This invention relates to a roll assembly for a fiber drafting machine such as a roving or spinning frame. These machines are used in the processing of staple fibers of either natural or synthetic origin into spun yarn. As processing of the fiber takes place, the strand is greatly increased in length and decreased in size by passing the strand through a plurality of rolls. In a conventional ring spinning frame, for example, the strand is passed between a pair of top rolls which are weighted so that they have a definite grip on the strand. The middle rolls (or aprons) are driven at a slightly greater surface speed than the back rolls, causing fibers within the strand to be longitudinally displaced relative to each other. A pair of front rolls move at a surface speed much greater than either the middle or back rolls, causing the strand to be reduced to a much finer size. Twisting of the strands takes place as drafting occurs so that the finished yarn product has a suitable amount of twist for its end use.

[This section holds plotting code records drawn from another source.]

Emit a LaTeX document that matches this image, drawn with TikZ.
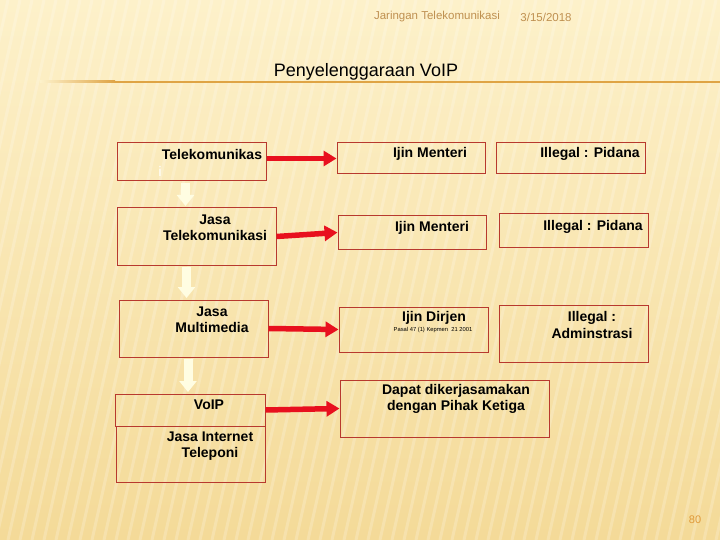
\documentclass[tikz,border=0pt]{standalone}
\usepackage{fontspec}
\setmainfont{Liberation Sans}
\usetikzlibrary{positioning,arrows.meta}
\definecolor{bgtop}{HTML}{FDF1CA}
\definecolor{bgbot}{HTML}{F4DA98}
\definecolor{boxred}{HTML}{B8392E}
\definecolor{arrred}{HTML}{E8101E}
\definecolor{pale}{HTML}{FFFDE2}
\definecolor{gold}{HTML}{DFA445}
\definecolor{hdr}{HTML}{BF9050}
\definecolor{pgno}{HTML}{E09A3A}

\begin{document}
\begin{tikzpicture}[x=1pt, y=-1pt,
                    box/.style={draw=boxred, line width=1pt, inner sep=0pt},
                    lbl/.style={font=\fontsize{14}{16.5}\selectfont\bfseries, align=center, inner sep=0pt},
                    small/.style={font=\fontsize{5.8}{6}\selectfont, inner sep=0pt},
                    rarr/.style={arrred, line width=5.5pt, -{Triangle[length=13pt,width=15pt]}},
                    varr/.style={pale, line width=9pt, shorten <=1.5pt, shorten >=1.5pt,
                                 -{Triangle[length=11pt,width=17pt]}}]
  \useasboundingbox (0,0) rectangle (720,540);
  \shade[top color=bgtop, bottom color=bgbot] (0,0) rectangle (720,540);
  \begin{scope}
    \clip (0,0) rectangle (720,540);
    \foreach \s in {-160,-148,...,720}
      \draw[white, opacity=0.2, line width=3pt] (\s,540) -- (\s+120,0);
  \end{scope}
  % header
  \node[font=\fontsize{11.5}{13}\selectfont, text=hdr] (hdrname) at (437,17) {Jaringan Telekomunikasi};
  \node[font=\fontsize{11.5}{13}\selectfont, text=hdr] (hdrdate) at (546,17) {3/15/2018};
  \node[font=\fontsize{18}{21}\selectfont] (title) at (366,72) {Penyelenggaraan VoIP};
  \shade[left color=bgtop, right color=gold] (40,81) rectangle (115,83);
  \fill[gold] (115,81) rectangle (720,83);
  \node[font=\fontsize{11}{12}\selectfont, text=pgno] (pgno) at (695,520) {80};
  % left column
  \node[box, minimum width=149, minimum height=38] (b1) at (191.5,162) {};
  \node[box, minimum width=159, minimum height=57] (b2) at (196.5,236.5) {};
  \node[box, minimum width=149, minimum height=57] (b3) at (193.5,328.5) {};
  \node[box, minimum width=150, minimum height=32] (b4) at (190,410) {};
  \node[box, minimum width=149, minimum height=56] (b5) at (190.5,454) {};
  \node[lbl] (t1) at (212,154) {Telekomunikas};
  \node[lbl, text=white!60!bgtop] (t1i) at (160,171) {i};
  \node[lbl] (t2) at (215,228) {Jasa\\Telekomunikasi};
  \node[lbl] (t3) at (212,320) {Jasa\\Multimedia};
  \node[lbl] (t4) at (209,405) {VoIP};
  \node[lbl] (t5) at (210,446) {Jasa Internet\\Teleponi};
  % middle column
  \node[box, minimum width=148, minimum height=31] (m1) at (411,158.5) {};
  \node[box, minimum width=148, minimum height=33] (m2) at (412,232.5) {};
  \node[box, minimum width=149, minimum height=45] (m3) at (413.5,329.5) {};
  \node[box, minimum width=209, minimum height=57] (m4) at (444.5,408.5) {};
  \node[lbl] (tm1) at (430,154) {Ijin Menteri};
  \node[lbl] (tm2) at (432,228) {Ijin Menteri};
  \node[lbl] (tm3) at (434,318) {Ijin Dirjen};
  \node[small] (tm3s) at (433,330) {Pasal 47 (1) Kepmen\ \ 21 2001};
  \node[lbl] (tm4) at (456,399) {Dapat dikerjasamakan\\dengan Pihak Ketiga};
  % right column
  \node[box, minimum width=149, minimum height=31] (r1) at (570.5,158.5) {};
  \node[box, minimum width=149, minimum height=33] (r2) at (573.5,230.5) {};
  \node[box, minimum width=149, minimum height=57] (r3) at (573.5,333.5) {};
  \node[lbl] (tr1) at (590,154) {Illegal : Pidana};
  \node[lbl] (tr2) at (593,227) {Illegal : Pidana};
  \node[lbl] (tr3) at (592,325) {Illegal :\\Adminstrasi};
  % arrows
  \draw[varr] ([xshift=-6]b1.south) -- ([xshift=-6]b1.south |- b2.north);
  \draw[varr] ([xshift=-10]b2.south) -- ([xshift=-10]b2.south |- b3.north);
  \draw[varr] ([xshift=-5.5]b3.south) -- ([xshift=-5.5]b3.south |- b4.north);
  \draw[rarr] (b1.east |- m1.west) -- (m1.west);
  \draw[rarr] (b2.east) -- (m2.west);
  \draw[rarr] (b3.east) -- (m3.west);
  \draw[rarr] (b4.east) -- (m4.west);
\end{tikzpicture}
\end{document}
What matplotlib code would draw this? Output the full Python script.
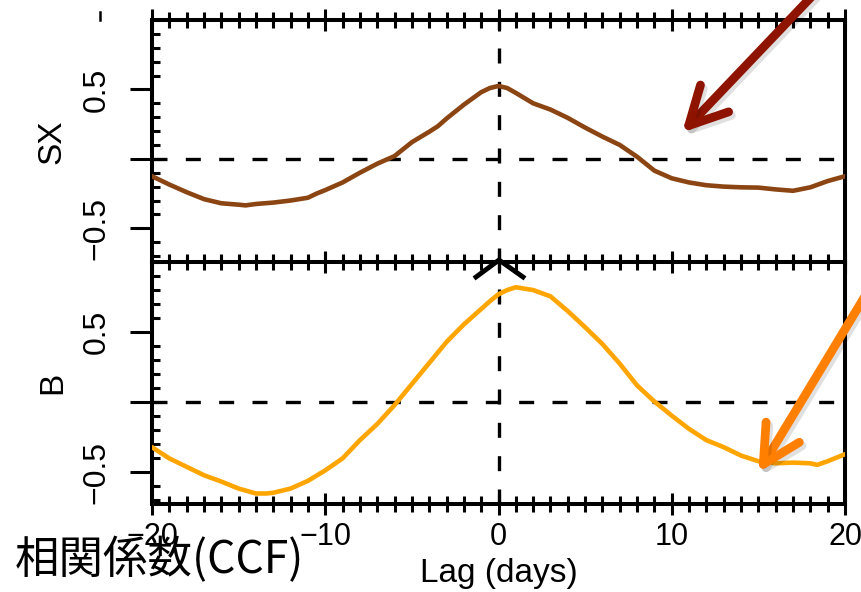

In the past, yarn processing took place at relatively slow speeds. However, in recent years the rapid increase in the cost of labor and the simultaneous increase in the speed and sophistication of roving and spinning frames has greatly increased the mechanical stress on the drafting rolls.
Typically roller bearings, such as ball or needle bearings, have previously been used in spinning and roving frame drafting rolls. When operated at relatively low speeds and under relatively low stress conditions, ball bearings perform adequately with relatively infrequent lubrication. However, greater speed and operating stress significantly increase the frequency of bearing failure and, in addition, substantially increase the frequency with which routine maintenance such as cleaning and lubrication must be performed. Even at modern, high production rates, yarn production from a single position on a spinning frame is relatively low. For this reason, the typical yarn mill may have several hundred frames, each having a hundred or more positions. Since each position has several sets of rolls, each of which have two roll assemblies, the number of bearings which must be regularly lubricated and cleaned is significant. The amount of labor required to perform these routine tasks can detract significantly from the efficiencies received from higher production rates.
In addition to the labor involved in lubricating bearings, the presence of a lubricant itself is inherently undesireable, since the lubricant, if it leaks from the bearing, can soil the yarn being processed, and, within bearing, can attract lint which interferes with bearing performance.
Low friction materials such as tetrafluoroethylene and polyimide materials have previously been used for making seals, gaskets, valve seats, insulators, bearings, bushings, piston rings, washers, wear strips and similar items. This type of product is commercially available from E. I. du Pont de Nemours and Company as VESPEL.RTM. polyimide and from Rogers Corporation as INVEX.RTM. polyimide. Structures can be prepared from such materials by either compression molding the resin powder, or machining preformed shapes on standard metal-working equipment in much the same manner as brass. Products such as polyimide resin are characterized by a low natural coefficient of friction without secondary lubrication, good wear resistance, continuous operation at temperature ranges between cryogenic to over 500.degree. F. (288.degree. C.).